> **DATASET EXTRACT**:

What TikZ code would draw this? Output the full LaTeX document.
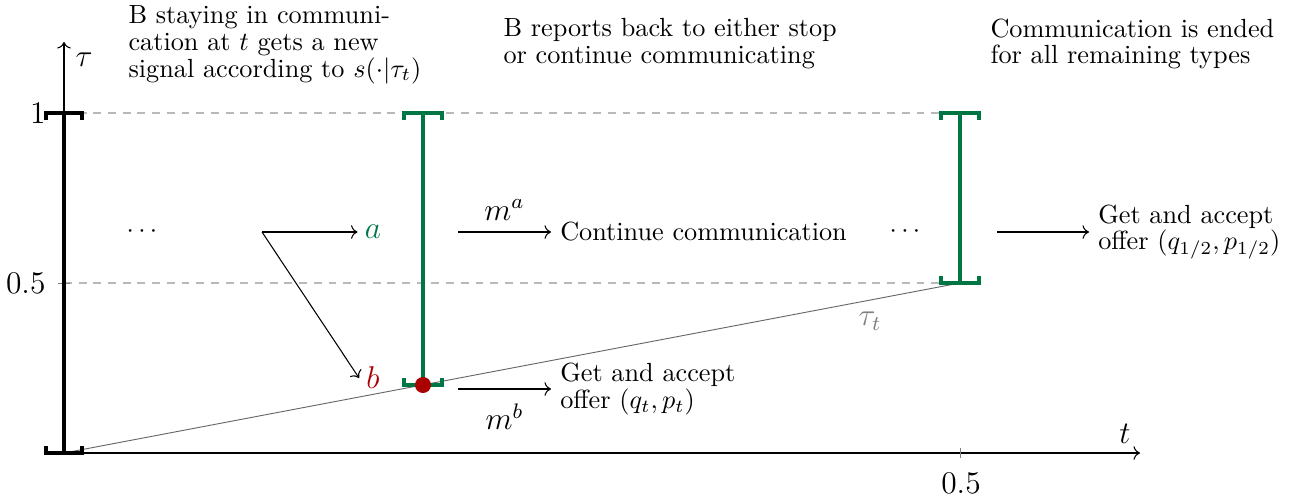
\documentclass[tikz,border=0pt]{standalone}
\usetikzlibrary{arrows.meta}
\definecolor{mygreen}{RGB}{0,118,68}
\definecolor{myred}{RGB}{170,0,0}
\newcommand\ibar[5]{% x, ytop, ybot, halfwidth/tick, style
  \draw[#5] (#1-#4,#2+7) -- (#1-#4,#2) -- (#1+#4,#2) -- (#1+#4,#2+7)
            (#1,#2) -- (#1,#3)
            (#1-#4,#3-7) -- (#1-#4,#3) -- (#1+#4,#3) -- (#1+#4,#3-7);}
\begin{document}
\begin{tikzpicture}[x=0.381pt,y=-0.381pt,
  txt/.style={inner sep=0pt, align=left, font=\fontsize{10}{10.2}\selectfont},
  lbl/.style={inner sep=0pt, font=\large},
  conn/.style={->, line width=0.4pt},
  guide/.style={gray!55, line width=0.4pt, dash pattern=on 3pt off 2.6pt},
  axis/.style={->, line width=0.4pt},
  blackbar/.style={line width=1.5pt, line join=miter, line cap=butt},
  greenbar/.style={mygreen, line width=1.3pt, line join=miter, line cap=butt},
  tauline/.style={black!60, line width=0.35pt}]
\useasboundingbox (0,0) rectangle (1297,499);

% coordinates
\coordinate (O) at (64,453);
\coordinate (Ytop) at (64,42);
\coordinate (Xend) at (1140,453);
\coordinate (P1) at (64,113);
\coordinate (Ph) at (64,283);
\coordinate (Q1) at (960,113);
\coordinate (Qh) at (960,283);
\coordinate (R) at (423,385);

% guides
\draw[guide] (P1) -- (Q1);
\draw[guide] (Ph) -- (Qh);

% axes
\draw[axis] (O) -- (Xend);
\draw[axis] (O) -- (Ytop);
\draw[gray, line width=0.3pt] (960,448) -- (960,458);
\draw[gray, line width=0.3pt] (58,283) -- (70,283);

% tau_t line
\draw[tauline] (O) -- (Qh);

% bars
\ibar{64}{113}{453}{18}{blackbar}
\ibar{423}{113}{385}{19}{greenbar}
\ibar{960}{113}{283}{19}{greenbar}
\fill[myred] (R) circle (8);

% axis labels
\node[lbl, anchor=east] (one) at (46,113) {1};
\node[lbl, anchor=east] (half) at (46,283) {0.5};
\node[lbl] (thalf) at (961,483) {0.5};
\node[lbl] (tlab) at (1125,434) {$t$};
\node[lbl] (taulab) at (84,60) {$\tau$};
\node[lbl, text=gray] (taut) at (870,321) {$\tau_t$};

% top texts
\node[txt, anchor=north west] (txt1) at (128,5) {B staying in communi-\\cation at $t$ gets a new\\signal according to $s(\cdot|\tau_t)$};
\node[txt, anchor=north west] (txt2) at (503,18) {B reports back to either stop\\or continue communicating};
\node[txt, anchor=north west] (txt3) at (990,18) {Communication is ended\\for all remaining types};

% signals
\node[inner sep=0pt] (dl) at (142,232) {$\cdots$};
\coordinate (sp) at (262,232);
\node[font=\large, inner sep=2.6pt] (a) at (373,232) {\color{mygreen}$a$};
\node[font=\large, inner sep=2.6pt] (b) at (373,378) {\color{myred}$b$};
\draw[conn] (sp) -- (a.west);
\draw[conn] (sp) -- (b.west);

% reports
\coordinate (ma) at (458,232);
\coordinate (mb) at (458,389);
\node[anchor=west] (cont) at (551,232) {Continue communication};
\node[anchor=west, align=left, font=\fontsize{10}{10.2}\selectfont] (getb) at (551,389) {Get and accept\\offer $(q_t,p_t)$};
\draw[conn] (ma) -- (cont.west) node[midway, above=1pt, font=\large] (malab) {$m^a$};
\draw[conn] (mb) -- (mb -| getb.west) node[midway, below=2pt, font=\large] (mblab) {$m^b$};

\node[inner sep=0pt] (dr) at (905,232) {$\cdots$};
\coordinate (fa) at (997,232);
\node[anchor=west, align=left, font=\fontsize{10}{10.2}\selectfont] (geth) at (1089,232) {Get and accept\\offer $(q_{1/2},p_{1/2})$};
\draw[conn] (fa) -- (geth.west);
\end{tikzpicture}
\end{document}
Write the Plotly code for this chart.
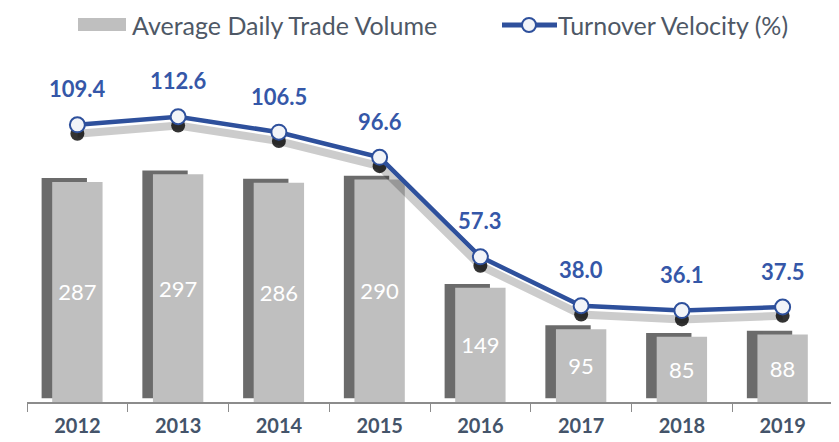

> **TO DO**:
Without the pictures, repeat the entries above line by line, from the first through the one that contains "(0,0) rectangle (1297,499);", both ends included.

> **CORRECT RESPONSE**:
What TikZ code would draw this? Output the full LaTeX document.
\documentclass[tikz,border=0pt]{standalone}
\usetikzlibrary{arrows.meta}
\definecolor{mygreen}{RGB}{0,118,68}
\definecolor{myred}{RGB}{170,0,0}
\newcommand\ibar[5]{% x, ytop, ybot, halfwidth/tick, style
  \draw[#5] (#1-#4,#2+7) -- (#1-#4,#2) -- (#1+#4,#2) -- (#1+#4,#2+7)
            (#1,#2) -- (#1,#3)
            (#1-#4,#3-7) -- (#1-#4,#3) -- (#1+#4,#3) -- (#1+#4,#3-7);}
\begin{document}
\begin{tikzpicture}[x=0.381pt,y=-0.381pt,
  txt/.style={inner sep=0pt, align=left, font=\fontsize{10}{10.2}\selectfont},
  lbl/.style={inner sep=0pt, font=\large},
  conn/.style={->, line width=0.4pt},
  guide/.style={gray!55, line width=0.4pt, dash pattern=on 3pt off 2.6pt},
  axis/.style={->, line width=0.4pt},
  blackbar/.style={line width=1.5pt, line join=miter, line cap=butt},
  greenbar/.style={mygreen, line width=1.3pt, line join=miter, line cap=butt},
  tauline/.style={black!60, line width=0.35pt}]
\useasboundingbox (0,0) rectangle (1297,499);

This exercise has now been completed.